Set task – Retype only the lines from the one containing "Convert this chart to Chart.js code." through the one containing "const isTotal = [true, false, false, false, true];", both included, word for word. Pictures stay out of the copy.

== Records provided

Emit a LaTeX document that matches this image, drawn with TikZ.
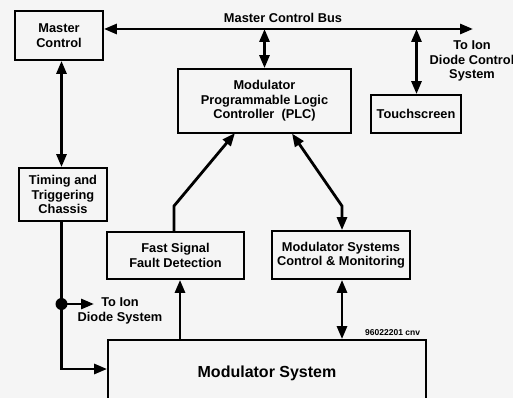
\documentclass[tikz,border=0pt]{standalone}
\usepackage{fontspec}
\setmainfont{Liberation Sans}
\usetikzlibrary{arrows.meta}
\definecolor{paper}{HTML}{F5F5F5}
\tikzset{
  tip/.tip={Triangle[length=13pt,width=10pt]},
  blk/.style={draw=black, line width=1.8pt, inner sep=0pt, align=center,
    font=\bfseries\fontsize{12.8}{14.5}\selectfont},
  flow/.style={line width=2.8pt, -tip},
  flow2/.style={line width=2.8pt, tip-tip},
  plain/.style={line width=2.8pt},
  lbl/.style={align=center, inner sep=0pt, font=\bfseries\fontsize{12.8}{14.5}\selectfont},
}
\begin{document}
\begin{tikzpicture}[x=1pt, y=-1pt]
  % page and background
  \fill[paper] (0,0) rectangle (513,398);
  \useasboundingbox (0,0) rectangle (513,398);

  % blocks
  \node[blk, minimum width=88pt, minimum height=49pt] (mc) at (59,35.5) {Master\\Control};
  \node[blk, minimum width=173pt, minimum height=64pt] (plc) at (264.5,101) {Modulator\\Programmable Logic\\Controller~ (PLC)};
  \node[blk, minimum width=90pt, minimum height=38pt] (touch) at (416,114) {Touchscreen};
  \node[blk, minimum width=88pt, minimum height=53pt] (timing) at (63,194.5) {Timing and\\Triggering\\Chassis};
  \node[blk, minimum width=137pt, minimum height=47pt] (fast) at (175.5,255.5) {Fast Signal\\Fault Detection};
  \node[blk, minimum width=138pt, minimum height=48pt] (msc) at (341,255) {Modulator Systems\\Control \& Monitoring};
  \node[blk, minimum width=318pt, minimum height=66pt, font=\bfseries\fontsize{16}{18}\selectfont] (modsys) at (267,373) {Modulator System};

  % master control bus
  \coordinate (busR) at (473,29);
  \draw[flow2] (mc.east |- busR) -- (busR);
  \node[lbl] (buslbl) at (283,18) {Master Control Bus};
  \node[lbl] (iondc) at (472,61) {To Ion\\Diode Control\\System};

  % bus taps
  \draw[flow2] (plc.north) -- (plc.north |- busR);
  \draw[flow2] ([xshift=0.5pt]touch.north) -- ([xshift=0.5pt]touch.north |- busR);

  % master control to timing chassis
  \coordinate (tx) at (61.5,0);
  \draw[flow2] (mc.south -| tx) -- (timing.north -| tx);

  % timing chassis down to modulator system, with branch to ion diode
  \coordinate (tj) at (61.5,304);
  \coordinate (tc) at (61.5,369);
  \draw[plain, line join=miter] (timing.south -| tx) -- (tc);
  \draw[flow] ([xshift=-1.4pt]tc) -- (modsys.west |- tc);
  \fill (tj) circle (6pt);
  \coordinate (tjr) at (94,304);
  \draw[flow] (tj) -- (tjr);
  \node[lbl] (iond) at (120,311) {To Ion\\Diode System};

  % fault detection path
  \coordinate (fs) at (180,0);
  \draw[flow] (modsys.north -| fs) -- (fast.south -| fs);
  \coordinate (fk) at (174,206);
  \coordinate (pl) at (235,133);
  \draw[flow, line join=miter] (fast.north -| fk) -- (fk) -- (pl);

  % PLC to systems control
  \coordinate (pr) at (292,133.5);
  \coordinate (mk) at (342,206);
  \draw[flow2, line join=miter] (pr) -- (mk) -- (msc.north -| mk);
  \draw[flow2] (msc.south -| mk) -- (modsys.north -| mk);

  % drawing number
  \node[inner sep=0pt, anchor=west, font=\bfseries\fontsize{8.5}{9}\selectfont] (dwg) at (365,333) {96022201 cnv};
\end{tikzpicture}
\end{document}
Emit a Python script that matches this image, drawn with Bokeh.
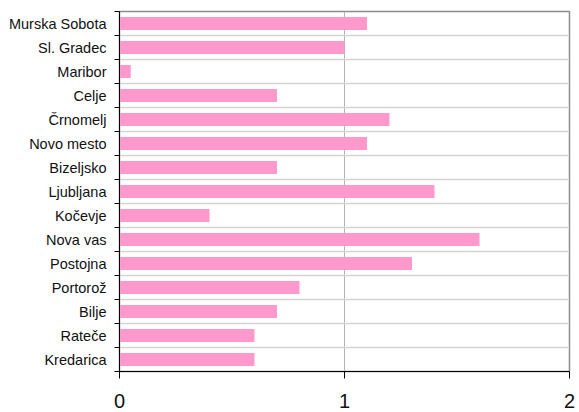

====
== Records provided

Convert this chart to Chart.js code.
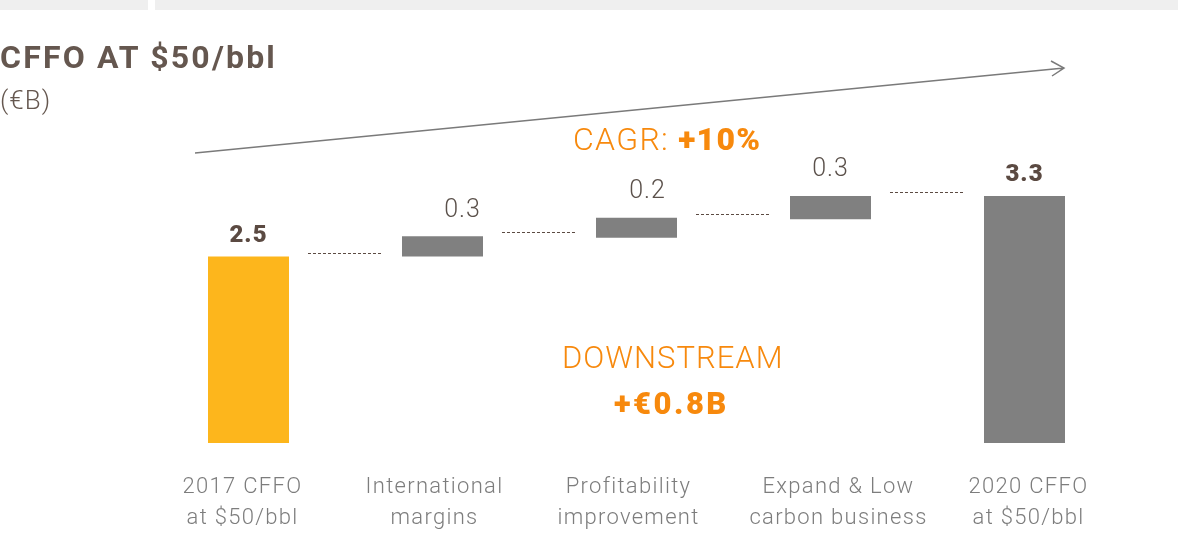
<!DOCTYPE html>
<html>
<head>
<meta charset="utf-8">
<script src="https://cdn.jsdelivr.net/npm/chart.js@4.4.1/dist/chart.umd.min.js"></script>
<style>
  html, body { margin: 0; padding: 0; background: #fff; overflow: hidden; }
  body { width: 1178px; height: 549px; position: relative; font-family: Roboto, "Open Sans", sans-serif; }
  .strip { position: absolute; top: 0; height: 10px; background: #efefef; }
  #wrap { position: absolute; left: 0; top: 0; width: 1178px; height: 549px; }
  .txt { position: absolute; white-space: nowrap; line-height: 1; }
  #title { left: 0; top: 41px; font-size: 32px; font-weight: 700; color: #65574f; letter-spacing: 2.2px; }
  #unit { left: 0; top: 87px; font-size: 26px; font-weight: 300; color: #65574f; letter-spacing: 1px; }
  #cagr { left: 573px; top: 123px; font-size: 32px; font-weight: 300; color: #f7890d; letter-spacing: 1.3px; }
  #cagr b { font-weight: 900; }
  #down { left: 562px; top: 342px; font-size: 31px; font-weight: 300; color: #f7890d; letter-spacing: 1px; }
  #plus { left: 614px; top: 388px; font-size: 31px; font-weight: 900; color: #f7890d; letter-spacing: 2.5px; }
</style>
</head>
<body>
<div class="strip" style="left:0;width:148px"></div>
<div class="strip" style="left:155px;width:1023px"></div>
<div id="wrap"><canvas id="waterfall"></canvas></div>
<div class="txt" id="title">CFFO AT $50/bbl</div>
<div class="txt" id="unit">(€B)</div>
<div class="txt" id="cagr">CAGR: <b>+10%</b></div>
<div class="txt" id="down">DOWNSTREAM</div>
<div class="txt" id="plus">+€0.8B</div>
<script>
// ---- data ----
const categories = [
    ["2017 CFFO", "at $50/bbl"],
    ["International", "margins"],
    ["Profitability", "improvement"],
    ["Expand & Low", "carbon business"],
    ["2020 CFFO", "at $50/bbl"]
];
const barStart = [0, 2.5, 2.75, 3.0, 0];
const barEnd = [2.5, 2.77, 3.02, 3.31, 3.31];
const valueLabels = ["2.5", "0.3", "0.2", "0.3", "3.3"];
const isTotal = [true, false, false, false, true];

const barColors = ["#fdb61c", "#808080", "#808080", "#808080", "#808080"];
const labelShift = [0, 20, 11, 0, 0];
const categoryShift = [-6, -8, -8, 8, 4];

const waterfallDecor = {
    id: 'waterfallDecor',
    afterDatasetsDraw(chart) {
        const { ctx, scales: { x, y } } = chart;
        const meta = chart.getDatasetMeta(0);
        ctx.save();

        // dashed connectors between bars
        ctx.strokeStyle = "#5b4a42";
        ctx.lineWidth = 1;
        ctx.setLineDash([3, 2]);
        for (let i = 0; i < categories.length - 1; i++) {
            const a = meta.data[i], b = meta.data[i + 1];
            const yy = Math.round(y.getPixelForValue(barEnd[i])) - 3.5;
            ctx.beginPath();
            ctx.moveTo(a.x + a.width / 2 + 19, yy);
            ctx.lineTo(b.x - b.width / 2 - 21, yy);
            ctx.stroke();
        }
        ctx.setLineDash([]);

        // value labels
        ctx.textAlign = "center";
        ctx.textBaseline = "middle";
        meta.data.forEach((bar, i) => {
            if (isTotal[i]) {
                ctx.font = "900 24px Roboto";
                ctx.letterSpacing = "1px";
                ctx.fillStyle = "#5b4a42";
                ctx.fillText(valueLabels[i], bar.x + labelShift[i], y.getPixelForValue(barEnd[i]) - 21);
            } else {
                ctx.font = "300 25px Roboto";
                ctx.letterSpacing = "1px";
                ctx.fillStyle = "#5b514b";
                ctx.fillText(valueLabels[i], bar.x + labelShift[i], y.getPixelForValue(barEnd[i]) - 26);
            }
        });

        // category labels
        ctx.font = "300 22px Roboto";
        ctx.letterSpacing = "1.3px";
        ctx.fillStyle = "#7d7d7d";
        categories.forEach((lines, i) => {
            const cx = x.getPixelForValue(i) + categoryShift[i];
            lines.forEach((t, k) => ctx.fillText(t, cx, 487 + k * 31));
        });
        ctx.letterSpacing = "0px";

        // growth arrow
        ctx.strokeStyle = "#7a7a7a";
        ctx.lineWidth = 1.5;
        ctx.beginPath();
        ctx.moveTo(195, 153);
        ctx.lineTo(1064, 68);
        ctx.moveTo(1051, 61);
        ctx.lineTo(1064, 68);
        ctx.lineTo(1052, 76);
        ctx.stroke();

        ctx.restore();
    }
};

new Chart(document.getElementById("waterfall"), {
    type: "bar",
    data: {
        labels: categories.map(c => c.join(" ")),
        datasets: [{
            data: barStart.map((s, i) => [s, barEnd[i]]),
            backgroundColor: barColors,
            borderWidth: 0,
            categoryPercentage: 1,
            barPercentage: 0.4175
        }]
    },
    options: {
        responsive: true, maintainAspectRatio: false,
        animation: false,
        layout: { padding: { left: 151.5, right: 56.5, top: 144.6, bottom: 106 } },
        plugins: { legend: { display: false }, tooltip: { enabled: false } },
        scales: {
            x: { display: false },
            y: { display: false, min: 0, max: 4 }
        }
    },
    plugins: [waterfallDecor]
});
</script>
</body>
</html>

====

Task result –
Convert this chart to Chart.js code.
<!DOCTYPE html>
<html>
<head>
<meta charset="utf-8">
<script src="https://cdn.jsdelivr.net/npm/chart.js@4.4.1/dist/chart.umd.min.js"></script>
<style>
  html, body { margin: 0; padding: 0; background: #fff; overflow: hidden; }
  body { width: 1178px; height: 549px; position: relative; font-family: Roboto, "Open Sans", sans-serif; }
  .strip { position: absolute; top: 0; height: 10px; background: #efefef; }
  #wrap { position: absolute; left: 0; top: 0; width: 1178px; height: 549px; }
  .txt { position: absolute; white-space: nowrap; line-height: 1; }
  #title { left: 0; top: 41px; font-size: 32px; font-weight: 700; color: #65574f; letter-spacing: 2.2px; }
  #unit { left: 0; top: 87px; font-size: 26px; font-weight: 300; color: #65574f; letter-spacing: 1px; }
  #cagr { left: 573px; top: 123px; font-size: 32px; font-weight: 300; color: #f7890d; letter-spacing: 1.3px; }
  #cagr b { font-weight: 900; }
  #down { left: 562px; top: 342px; font-size: 31px; font-weight: 300; color: #f7890d; letter-spacing: 1px; }
  #plus { left: 614px; top: 388px; font-size: 31px; font-weight: 900; color: #f7890d; letter-spacing: 2.5px; }
</style>
</head>
<body>
<div class="strip" style="left:0;width:148px"></div>
<div class="strip" style="left:155px;width:1023px"></div>
<div id="wrap"><canvas id="waterfall"></canvas></div>
<div class="txt" id="title">CFFO AT $50/bbl</div>
<div class="txt" id="unit">(€B)</div>
<div class="txt" id="cagr">CAGR: <b>+10%</b></div>
<div class="txt" id="down">DOWNSTREAM</div>
<div class="txt" id="plus">+€0.8B</div>
<script>
// ---- data ----
const categories = [
    ["2017 CFFO", "at $50/bbl"],
    ["International", "margins"],
    ["Profitability", "improvement"],
    ["Expand & Low", "carbon business"],
    ["2020 CFFO", "at $50/bbl"]
];
const barStart = [0, 2.5, 2.75, 3.0, 0];
const barEnd = [2.5, 2.77, 3.02, 3.31, 3.31];
const valueLabels = ["2.5", "0.3", "0.2", "0.3", "3.3"];
const isTotal = [true, false, false, false, true];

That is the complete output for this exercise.